Nous retrouvons là-bas une jeunesse semblable à celle rencontrée au pèlerinage de Chartres. Une jeunesse pleine d’enthousiasme, qui chante, qui rit, qui prie et qui se confesse. Là aussi, j’ai vu des familles avec de nombreux enfants. Combien fut touchant d’entendre une grand-mère exhorter deux de ses petits-enfants à faire en ces jours des sacrifices, en marchant malgré la fatigue et le soleil ! Les enfants écoutaient avec des yeux pleins d’étonnement. Il est vrai que la foi est indissociable du sacrifice. Jésus-Christ, vrai Roi des Nations, a sauvé le monde en s’offrant sur l’autel de la croix, renonçant à sa volonté pour faire celle de son Père. C’est tout simple et c’est clair, mais cela demande une éducation spirituelle pour laquelle les grands-mères ont un véritable rôle à jouer.
Avouons-le, cette jeunesse n’est pas très intéressée par le synode. C’est une réalité constatée par les ordonnateurs de cet événement ecclésial d’envergure. La jeunesse cherche des repères pour la vie spirituelle personnelle, pour la vie de famille si fragilisée, pour l’avenir de la société. Beaucoup notent que cette jeunesse n’a pas trop d’attrait pour les grandes théories, mais qu’elle reste fascinée par le beau et le sens du sacré.

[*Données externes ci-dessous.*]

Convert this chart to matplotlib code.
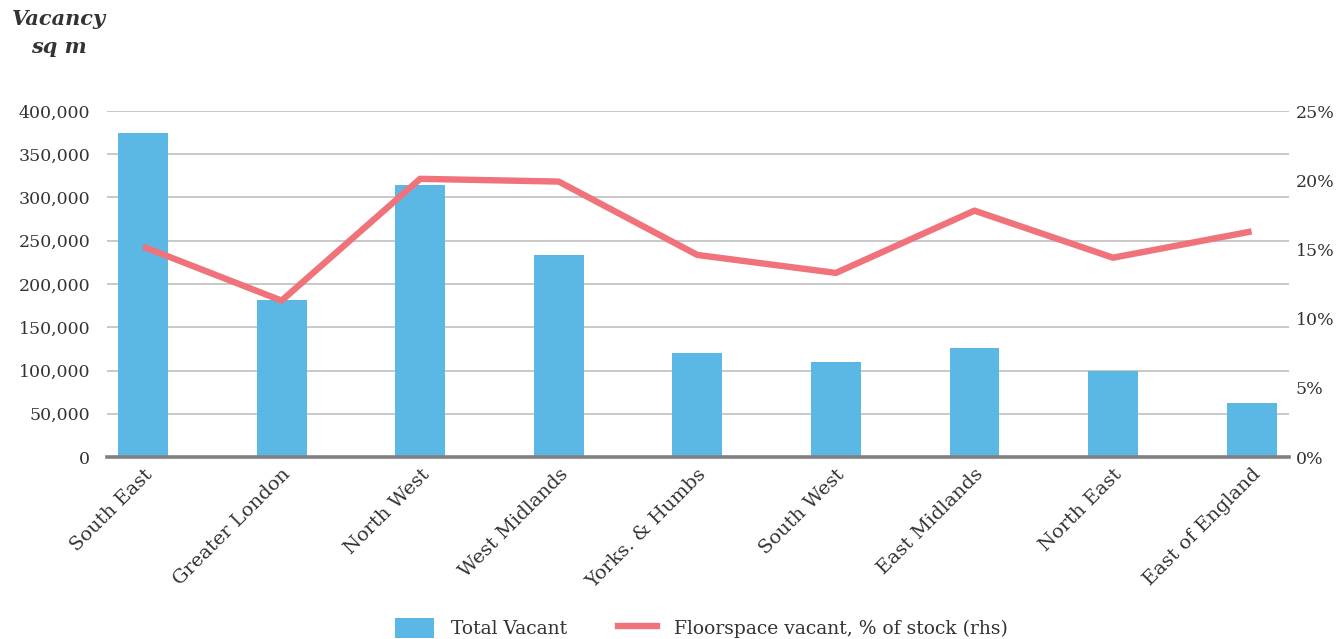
import matplotlib
matplotlib.use("Agg")
import matplotlib.pyplot as plt
from matplotlib.ticker import FuncFormatter
from matplotlib.patches import Patch
from matplotlib.lines import Line2D

regions = ["South East", "Greater London", "North West", "West Midlands",
           "Yorks. & Humbs", "South West", "East Midlands", "North East",
           "East of England"]
total_vacant = [375000, 181000, 315000, 233000, 120000, 110000, 126000, 100000, 63000]
pct_vacant = [15.2, 11.3, 20.1, 19.9, 14.6, 13.3, 17.8, 14.4, 16.3]
left_ticks = [0, 50000, 100000, 150000, 200000, 250000, 300000, 350000, 400000]
right_ticks = [0, 5, 10, 15, 20, 25]

FONT = "DejaVu Serif"
TXT = "#333333"
BAR = "#5BB8E4"
LINE = "#F0737C"

fig = plt.figure(figsize=(13.36, 6.39), dpi=100)
ax = fig.add_axes([107/1336, 1-457/639, (1289-107)/1336, (457-111)/639])
x = list(range(len(regions)))
ax.bar(x, total_vacant, width=0.36, color=BAR, zorder=2)
ax.set_ylim(0, 400000)
ax.set_xlim(-0.26, 8.27)
ax.set_yticks(left_ticks)
ax.yaxis.set_major_formatter(FuncFormatter(lambda v, p: f"{int(v):,}"))
ax.grid(axis="y", color="#c4c4c4", linewidth=1.3, zorder=0)
ax.set_axisbelow(True)
for s in ["top", "right", "left"]:
    ax.spines[s].set_visible(False)
ax.spines["bottom"].set_color("#808080")
ax.spines["bottom"].set_linewidth(2.6)
ax.tick_params(axis="y", length=0, pad=12, labelsize=12.5, labelcolor=TXT)
ax.tick_params(axis="x", length=0, pad=6, labelsize=14, labelcolor=TXT)
ax.set_xticks(x)
ax.set_xticklabels(regions, rotation=45, ha="right", rotation_mode="anchor", fontfamily=FONT)
for t in ax.get_yticklabels():
    t.set_fontfamily(FONT)

ax2 = ax.twinx()
ax2.plot(x, [p/100 for p in pct_vacant], color=LINE, linewidth=4.6, solid_capstyle="butt", zorder=3)
ax2.set_ylim(0, 0.25)
ax2.set_yticks([t/100 for t in right_ticks])
ax2.yaxis.set_major_formatter(FuncFormatter(lambda v, p: f"{v*100:.0f}%"))
ax2.tick_params(axis="y", length=0, pad=5, labelsize=12.5, labelcolor=TXT)
for t in ax2.get_yticklabels():
    t.set_fontfamily(FONT)
for s in ax2.spines.values():
    s.set_visible(False)

fig.text(59/1336, 1-19/639, "Vacancy", ha="center", va="center", fontsize=15,
         fontweight="bold", fontstyle="italic", fontfamily=FONT, color="#333333")
fig.text(59/1336, 1-47/639, "sq m", ha="center", va="center", fontsize=15,
         fontweight="bold", fontstyle="italic", fontfamily=FONT, color="#333333")

handles = [Patch(facecolor=BAR, edgecolor="none"),
           Line2D([0], [0], color=LINE, linewidth=4.6)]
fig.legend(handles, ["Total Vacant", "Floorspace vacant, % of stock (rhs)"],
           loc="center", bbox_to_anchor=(0.525, 1-628/639), ncol=2, frameon=False,
           prop={"family": FONT, "size": 13.5}, labelcolor=TXT,
           handlelength=2.1, handleheight=1.3, columnspacing=2.7, handletextpad=0.9)

fig.savefig("out.png", dpi=100)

C’est ce qu’affirmait Dom Anderson, le Père Abbé de Clear Creek, fondation de l’abbaye de Fontgombault aux États-Unis. La jeunesse qui se présente dans les séminaires et les noviciats recherche une identité claire de l’Église catholique avec une tradition, une doctrine, une liturgie qui oriente les cœurs vers le haut, un royaume, finalement, dans lequel Dieu est la raison d’être. C’est un signe des temps, affirme-t-il, selon un concept remis au goût du jour par le concile Vatican II. La jeunesse d’aujourd’hui qui s’intéresse à la foi n’a rien à voir avec celle qui construisait des barricades dans le Quartier latin en 1968. Elle cherche des racines et des médiations sûres pour aller à Dieu et construire une société digne de l’homme créé à l’image de Dieu. Ne laissons pas cette jeunesse au pas de la porte mais recevons-la comme un signe de l’Esprit pour notre temps.